| The request |
Can the data below be echoed back word for word?

= = = =

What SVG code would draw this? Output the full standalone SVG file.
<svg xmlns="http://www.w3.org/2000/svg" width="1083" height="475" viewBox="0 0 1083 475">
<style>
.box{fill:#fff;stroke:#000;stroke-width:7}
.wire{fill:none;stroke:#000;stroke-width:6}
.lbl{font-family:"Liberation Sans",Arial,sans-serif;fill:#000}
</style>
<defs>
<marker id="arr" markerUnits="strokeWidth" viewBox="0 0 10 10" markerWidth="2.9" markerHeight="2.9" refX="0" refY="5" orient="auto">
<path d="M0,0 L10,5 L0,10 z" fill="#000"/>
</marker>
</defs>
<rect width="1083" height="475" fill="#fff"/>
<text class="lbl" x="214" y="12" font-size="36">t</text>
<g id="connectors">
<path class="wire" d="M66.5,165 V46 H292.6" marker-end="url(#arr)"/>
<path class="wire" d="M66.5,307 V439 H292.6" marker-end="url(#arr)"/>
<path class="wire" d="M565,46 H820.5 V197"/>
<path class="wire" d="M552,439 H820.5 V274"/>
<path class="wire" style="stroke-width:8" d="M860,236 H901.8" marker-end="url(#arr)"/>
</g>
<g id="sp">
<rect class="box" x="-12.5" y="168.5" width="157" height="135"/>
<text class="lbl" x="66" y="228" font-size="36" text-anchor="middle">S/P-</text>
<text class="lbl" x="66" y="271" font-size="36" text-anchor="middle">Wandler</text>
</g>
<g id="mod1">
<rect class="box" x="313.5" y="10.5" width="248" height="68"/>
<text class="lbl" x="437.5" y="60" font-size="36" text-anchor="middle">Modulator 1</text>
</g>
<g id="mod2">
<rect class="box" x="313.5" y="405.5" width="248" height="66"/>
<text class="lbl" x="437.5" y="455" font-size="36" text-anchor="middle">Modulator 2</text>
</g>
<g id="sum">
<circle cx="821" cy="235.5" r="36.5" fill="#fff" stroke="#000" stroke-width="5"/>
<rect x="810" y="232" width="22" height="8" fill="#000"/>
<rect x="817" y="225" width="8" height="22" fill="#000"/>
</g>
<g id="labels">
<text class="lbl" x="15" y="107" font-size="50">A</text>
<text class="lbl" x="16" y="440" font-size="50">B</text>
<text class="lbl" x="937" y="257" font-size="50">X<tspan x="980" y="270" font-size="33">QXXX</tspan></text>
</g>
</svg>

= = = =

| Solved exercise |
What SVG code would draw this? Output the full standalone SVG file.
<svg xmlns="http://www.w3.org/2000/svg" width="1083" height="475" viewBox="0 0 1083 475">
<style>
.box{fill:#fff;stroke:#000;stroke-width:7}
.wire{fill:none;stroke:#000;stroke-width:6}
.lbl{font-family:"Liberation Sans",Arial,sans-serif;fill:#000}
</style>
<defs>
<marker id="arr" markerUnits="strokeWidth" viewBox="0 0 10 10" markerWidth="2.9" markerHeight="2.9" refX="0" refY="5" orient="auto">
<path d="M0,0 L10,5 L0,10 z" fill="#000"/>
</marker>
</defs>
<rect width="1083" height="475" fill="#fff"/>
<text class="lbl" x="214" y="12" font-size="36">t</text>
<g id="connectors">
<path class="wire" d="M66.5,165 V46 H292.6" marker-end="url(#arr)"/>
<path class="wire" d="M66.5,307 V439 H292.6" marker-end="url(#arr)"/>
<path class="wire" d="M565,46 H820.5 V197"/>
<path class="wire" d="M552,439 H820.5 V274"/>
<path class="wire" style="stroke-width:8" d="M860,236 H901.8" marker-end="url(#arr)"/>
</g>
<g id="sp">
<rect class="box" x="-12.5" y="168.5" width="157" height="135"/>
<text class="lbl" x="66" y="228" font-size="36" text-anchor="middle">S/P-</text>
<text class="lbl" x="66" y="271" font-size="36" text-anchor="middle">Wandler</text>
</g>
<g id="mod1">
<rect class="box" x="313.5" y="10.5" width="248" height="68"/>
<text class="lbl" x="437.5" y="60" font-size="36" text-anchor="middle">Modulator 1</text>
</g>
<g id="mod2">
<rect class="box" x="313.5" y="405.5" width="248" height="66"/>
<text class="lbl" x="437.5" y="455" font-size="36" text-anchor="middle">Modulator 2</text>
</g>
<g id="sum">
<circle cx="821" cy="235.5" r="36.5" fill="#fff" stroke="#000" stroke-width="5"/>
<rect x="810" y="232" width="22" height="8" fill="#000"/>
<rect x="817" y="225" width="8" height="22" fill="#000"/>
</g>
<g id="labels">
<text class="lbl" x="15" y="107" font-size="50">A</text>
<text class="lbl" x="16" y="440" font-size="50">B</text>
<text class="lbl" x="937" y="257" font-size="50">X<tspan x="980" y="270" font-size="33">QXXX</tspan></text>
</g>
</svg>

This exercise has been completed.